• **Request**: Write out the data again exactly, skipping every picture.

• **Dataset excerpt**:
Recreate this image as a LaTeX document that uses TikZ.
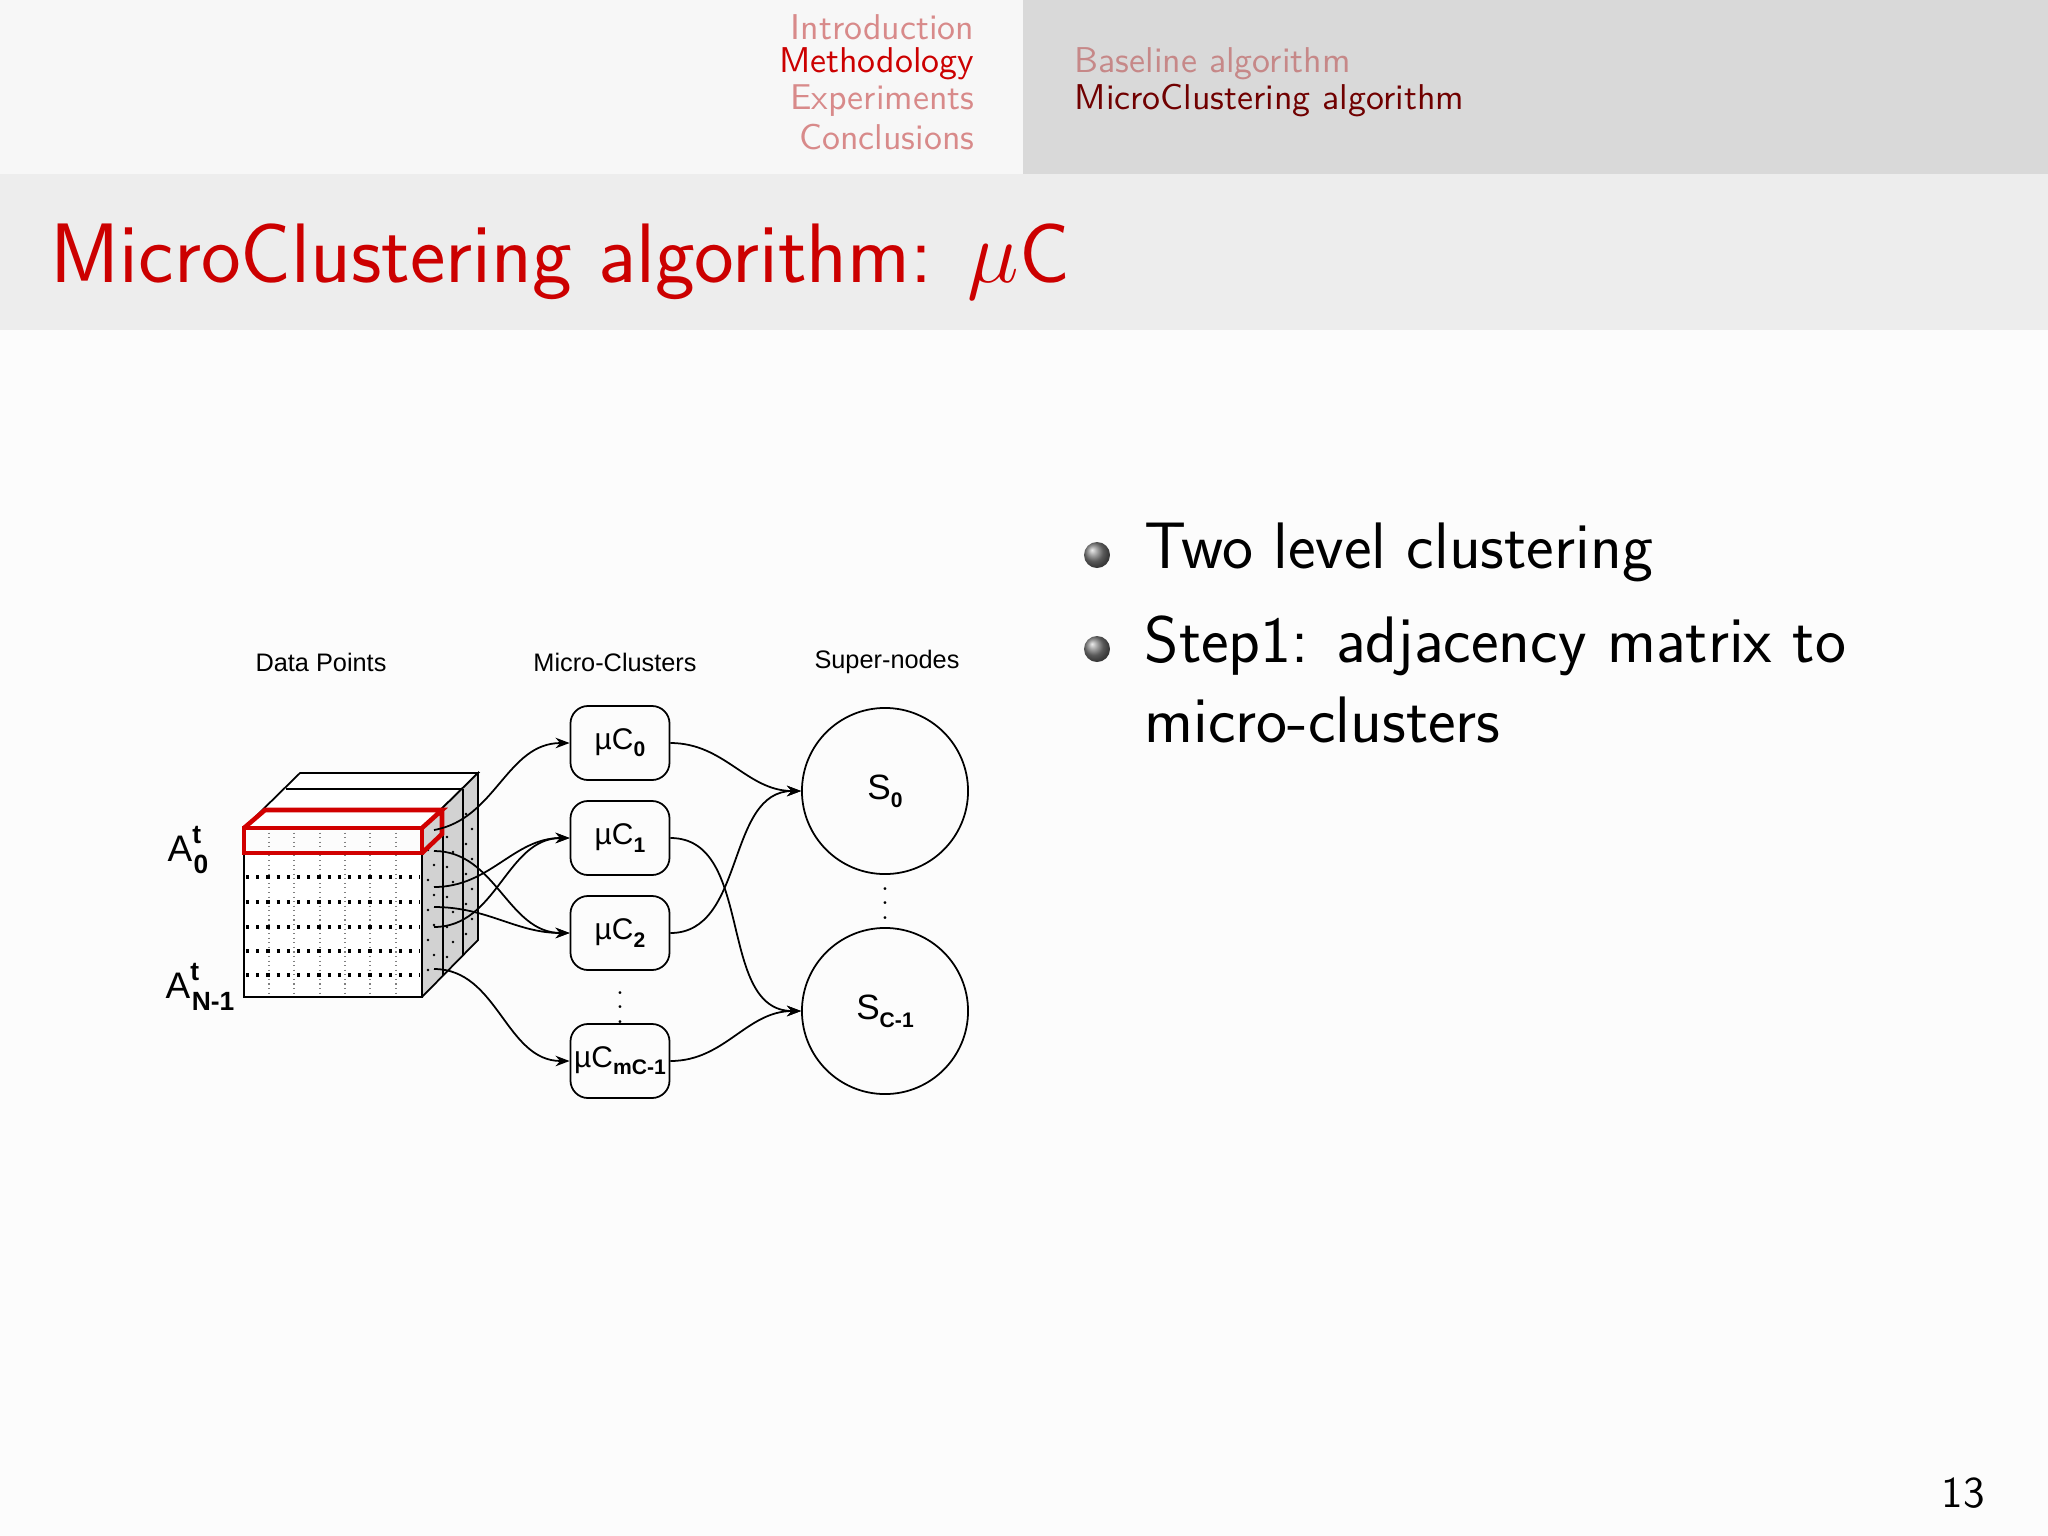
\documentclass[tikz,border=0pt]{standalone}
\usepackage{fontspec}
\newfontfamily\arial{Liberation Sans}
\usetikzlibrary{arrows.meta,shapes.geometric}
\definecolor{titlered}{HTML}{CC0000}
\definecolor{navfade}{HTML}{D88A8A}
\definecolor{navdark}{HTML}{A00000}
\newcommand{\lsub}[1]{\raisebox{-0.45ex}{\fontsize{6}{7}\selectfont\bfseries #1}}
\newcommand{\lsup}[2]{\raisebox{0.9ex}{\fontsize{7.5}{8}\selectfont\bfseries #1}\hspace{-0.2em}\raisebox{-0.6ex}{\fontsize{7.5}{8}\selectfont\bfseries #2}}
\tikzset{
 mc/.style={draw,rounded corners=5pt,minimum width=0.99cm,minimum height=0.74cm,inner xsep=1pt,font=\arial\fontsize{8.5}{10}\selectfont,line width=0.5pt},
 sn/.style={draw,circle,minimum size=1.66cm,font=\arial\fontsize{10}{12}\selectfont,line width=0.5pt},
 hd/.style={font=\arial\fontsize{7.2}{9}\selectfont},
 con/.style={-{Stealth[length=4pt,width=3pt]},line width=0.5pt},
 nav/.style={font=\sffamily\fontsize{10.2}{11}\selectfont,inner sep=0},
 bul/.style={font=\sffamily\fontsize{18.7}{21}\selectfont,anchor=west,inner sep=0},
 vd/.style={inner sep=0,font=\fontsize{7}{8}\selectfont},
}
\begin{document}
\begin{tikzpicture}[x=0.01cm,y=-0.01cm]
\useasboundingbox (0,0) rectangle (2048,1536);
\fill[white!97!black] (0,0) rectangle (1023,174);
\fill[white!85!black] (1023,0) rectangle (2048,174);
\fill[white!93!black] (0,174) rectangle (2048,330);
\fill[white!99!black] (0,330) rectangle (2048,1536);
% nav
\node[nav,anchor=east,text=navfade] (n1) at (975,27) {Introduction};
\node[nav,anchor=east,text=titlered] (n2) at (975,64) {Methodology};
\node[nav,anchor=east,text=navfade] (n3) at (975,101) {Experiments};
\node[nav,anchor=east,text=navfade] (n4) at (975,137) {Conclusions};
\node[nav,anchor=west,text=navfade!80!gray] (m1) at (1074,64) {Baseline algorithm};
\node[nav,anchor=west,text=navdark!70!black] (m2) at (1074,101) {MicroClustering algorithm};
% title
\node[anchor=west,inner sep=0,text=titlered,font=\sffamily\fontsize{24}{28}\selectfont] (title) at (50,262) {MicroClustering algorithm: $\mu$C};
% bullets
\shade[ball color=gray] (1097,555) circle (13);
\shade[ball color=gray] (1097,649) circle (13);
\node[bul] (b1) at (1144,552) {Two level clustering};
\node[bul] (b2) at (1144,646) {Step1: adjacency matrix to};
\node[bul] (b3) at (1144,720) {micro-clusters};
\node[font=\sffamily\fontsize{12.5}{14}\selectfont] (pg) at (1963,1493) {13};
% headers
\node[hd] (h1) at (321,662) {Data Points};
\node[hd] (h2) at (615,662) {Micro-Clusters};
\node[hd] (h3) at (887,662) {Super-nodes};
% cube
\fill[white] (244,828) -- (300,773) -- (478,773) -- (422,828) -- cycle;
\draw[line width=0.5pt] (244,828) -- (300,773) -- (478,773) -- (422,828);
\draw[line width=0.4pt] (286,789) -- (461,789);
\fill[gray!35] (422,828) -- (478,773) -- (478,940) -- (422,997) -- cycle;
\draw[line width=0.5pt] (422,828) -- (478,773) -- (478,940) -- (422,997);
\draw[line width=0.4pt] (443,808) -- (443,976) (463,789) -- (463,956);
\foreach \i in {0,...,8}{
 \foreach \j in {0,1,2}{
  \fill ({428+\j*19+mod(\i,2)*6},{850+\i*15-\j*18+mod(\j,2)*5}) circle (1.3);
 }}
\fill[white] (244,853) rectangle (422,997);
\draw[line width=0.5pt] (244,828) rectangle (422,997);
\foreach \x in {269,294,320,345,370,396}
 \draw[densely dotted,line width=0.3pt,gray] (\x,828) -- (\x,997);
\foreach \y in {877,902,927,951,975}
 \draw[dotted,line width=0.9pt] (246,\y) -- (420,\y);
\draw[titlered!90!red,line width=1.3pt] (244,828) rectangle (422,853);
\draw[titlered!90!red,line width=1.3pt] (244,828) -- (265,810) -- (442,810) -- (422,828) (442,810) -- (442,834) -- (422,853);
\node[font=\arial\fontsize{10.5}{12}\selectfont,inner sep=0] (a0) at (188,850) {A\lsup{t}{0}};
\node[font=\arial\fontsize{10.5}{12}\selectfont,inner sep=0] (an) at (200,987) {A\lsup{t}{N-1}};
% micro clusters
\node[mc] (c0) at (620,743) {µC\lsub{0}};
\node[mc] (c1) at (620,838) {µC\lsub{1}};
\node[mc] (c2) at (620,933) {µC\lsub{2}};
\node[mc] (cm) at (620,1061) {µC\lsub{mC-1}};
\node[vd] (vd1) at (620,997) {$\vdots$};
\node[sn] (s0) at (885,791) {S\lsub{0}};
\node[sn] (sc) at (885,1011) {S\lsub{C-1}};
\node[vd] (vd2) at (885,893) {$\vdots$};
\coordinate (p1) at (434,830);
\coordinate (p2) at (434,851);
\coordinate (p3) at (434,887);
\coordinate (p4) at (434,907);
\coordinate (p5) at (434,927);
\coordinate (p6) at (434,969);
\draw[con] (p1) to[out=10,in=180] (c0.west);
\draw[con] (p2) to[out=0,in=180] (c2.west);
\draw[con] (p3) to[out=0,in=180] (c1.west);
\draw[con] (p4) to[out=0,in=180] (c2.west);
\draw[con] (p5) to[out=0,in=180] (c1.west);
\draw[con] (p6) to[out=0,in=180] (cm.west);
\draw[con] (c0.east) to[out=0,in=180] (s0.west);
\draw[con] (c2.east) to[out=0,in=180] (s0.west);
\draw[con] (c1.east) to[out=0,in=180] (sc.west);
\draw[con] (cm.east) to[out=0,in=180] (sc.west);
\end{tikzpicture}
\end{document}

• **Response to this task**:
Recreate this image as a LaTeX document that uses TikZ.
\documentclass[tikz,border=0pt]{standalone}
\usepackage{fontspec}
\newfontfamily\arial{Liberation Sans}
\usetikzlibrary{arrows.meta,shapes.geometric}
\definecolor{titlered}{HTML}{CC0000}
\definecolor{navfade}{HTML}{D88A8A}
\definecolor{navdark}{HTML}{A00000}
\newcommand{\lsub}[1]{\raisebox{-0.45ex}{\fontsize{6}{7}\selectfont\bfseries #1}}
\newcommand{\lsup}[2]{\raisebox{0.9ex}{\fontsize{7.5}{8}\selectfont\bfseries #1}\hspace{-0.2em}\raisebox{-0.6ex}{\fontsize{7.5}{8}\selectfont\bfseries #2}}
\tikzset{
 mc/.style={draw,rounded corners=5pt,minimum width=0.99cm,minimum height=0.74cm,inner xsep=1pt,font=\arial\fontsize{8.5}{10}\selectfont,line width=0.5pt},
 sn/.style={draw,circle,minimum size=1.66cm,font=\arial\fontsize{10}{12}\selectfont,line width=0.5pt},
 hd/.style={font=\arial\fontsize{7.2}{9}\selectfont},
 con/.style={-{Stealth[length=4pt,width=3pt]},line width=0.5pt},
 nav/.style={font=\sffamily\fontsize{10.2}{11}\selectfont,inner sep=0},
 bul/.style={font=\sffamily\fontsize{18.7}{21}\selectfont,anchor=west,inner sep=0},
 vd/.style={inner sep=0,font=\fontsize{7}{8}\selectfont},
}
\begin{document}
\begin{tikzpicture}[x=0.01cm,y=-0.01cm]
\useasboundingbox (0,0) rectangle (2048,1536);
\fill[white!97!black] (0,0) rectangle (1023,174);
\fill[white!85!black] (1023,0) rectangle (2048,174);
\fill[white!93!black] (0,174) rectangle (2048,330);
\fill[white!99!black] (0,330) rectangle (2048,1536);
% nav
\node[nav,anchor=east,text=navfade] (n1) at (975,27) {Introduction};
\node[nav,anchor=east,text=titlered] (n2) at (975,64) {Methodology};
\node[nav,anchor=east,text=navfade] (n3) at (975,101) {Experiments};
\node[nav,anchor=east,text=navfade] (n4) at (975,137) {Conclusions};
\node[nav,anchor=west,text=navfade!80!gray] (m1) at (1074,64) {Baseline algorithm};
\node[nav,anchor=west,text=navdark!70!black] (m2) at (1074,101) {MicroClustering algorithm};
% title
\node[anchor=west,inner sep=0,text=titlered,font=\sffamily\fontsize{24}{28}\selectfont] (title) at (50,262) {MicroClustering algorithm: $\mu$C};
% bullets
\shade[ball color=gray] (1097,555) circle (13);
\shade[ball color=gray] (1097,649) circle (13);
\node[bul] (b1) at (1144,552) {Two level clustering};
\node[bul] (b2) at (1144,646) {Step1: adjacency matrix to};
\node[bul] (b3) at (1144,720) {micro-clusters};
\node[font=\sffamily\fontsize{12.5}{14}\selectfont] (pg) at (1963,1493) {13};
% headers
\node[hd] (h1) at (321,662) {Data Points};
\node[hd] (h2) at (615,662) {Micro-Clusters};
\node[hd] (h3) at (887,662) {Super-nodes};
% cube
\fill[white] (244,828) -- (300,773) -- (478,773) -- (422,828) -- cycle;
\draw[line width=0.5pt] (244,828) -- (300,773) -- (478,773) -- (422,828);
\draw[line width=0.4pt] (286,789) -- (461,789);
\fill[gray!35] (422,828) -- (478,773) -- (478,940) -- (422,997) -- cycle;
\draw[line width=0.5pt] (422,828) -- (478,773) -- (478,940) -- (422,997);
\draw[line width=0.4pt] (443,808) -- (443,976) (463,789) -- (463,956);
\foreach \i in {0,...,8}{
 \foreach \j in {0,1,2}{
  \fill ({428+\j*19+mod(\i,2)*6},{850+\i*15-\j*18+mod(\j,2)*5}) circle (1.3);
 }}
\fill[white] (244,853) rectangle (422,997);
\draw[line width=0.5pt] (244,828) rectangle (422,997);
\foreach \x in {269,294,320,345,370,396}
 \draw[densely dotted,line width=0.3pt,gray] (\x,828) -- (\x,997);
\foreach \y in {877,902,927,951,975}
 \draw[dotted,line width=0.9pt] (246,\y) -- (420,\y);
\draw[titlered!90!red,line width=1.3pt] (244,828) rectangle (422,853);
\draw[titlered!90!red,line width=1.3pt] (244,828) -- (265,810) -- (442,810) -- (422,828) (442,810) -- (442,834) -- (422,853);
\node[font=\arial\fontsize{10.5}{12}\selectfont,inner sep=0] (a0) at (188,850) {A\lsup{t}{0}};
\node[font=\arial\fontsize{10.5}{12}\selectfont,inner sep=0] (an) at (200,987) {A\lsup{t}{N-1}};
% micro clusters
\node[mc] (c0) at (620,743) {µC\lsub{0}};
\node[mc] (c1) at (620,838) {µC\lsub{1}};
\node[mc] (c2) at (620,933) {µC\lsub{2}};
\node[mc] (cm) at (620,1061) {µC\lsub{mC-1}};
\node[vd] (vd1) at (620,997) {$\vdots$};
\node[sn] (s0) at (885,791) {S\lsub{0}};
\node[sn] (sc) at (885,1011) {S\lsub{C-1}};
\node[vd] (vd2) at (885,893) {$\vdots$};
\coordinate (p1) at (434,830);
\coordinate (p2) at (434,851);
\coordinate (p3) at (434,887);
\coordinate (p4) at (434,907);
\coordinate (p5) at (434,927);
\coordinate (p6) at (434,969);
\draw[con] (p1) to[out=10,in=180] (c0.west);
\draw[con] (p2) to[out=0,in=180] (c2.west);
\draw[con] (p3) to[out=0,in=180] (c1.west);
\draw[con] (p4) to[out=0,in=180] (c2.west);
\draw[con] (p5) to[out=0,in=180] (c1.west);
\draw[con] (p6) to[out=0,in=180] (cm.west);
\draw[con] (c0.east) to[out=0,in=180] (s0.west);
\draw[con] (c2.east) to[out=0,in=180] (s0.west);
\draw[con] (c1.east) to[out=0,in=180] (sc.west);
\draw[con] (cm.east) to[out=0,in=180] (sc.west);
\end{tikzpicture}
\end{document}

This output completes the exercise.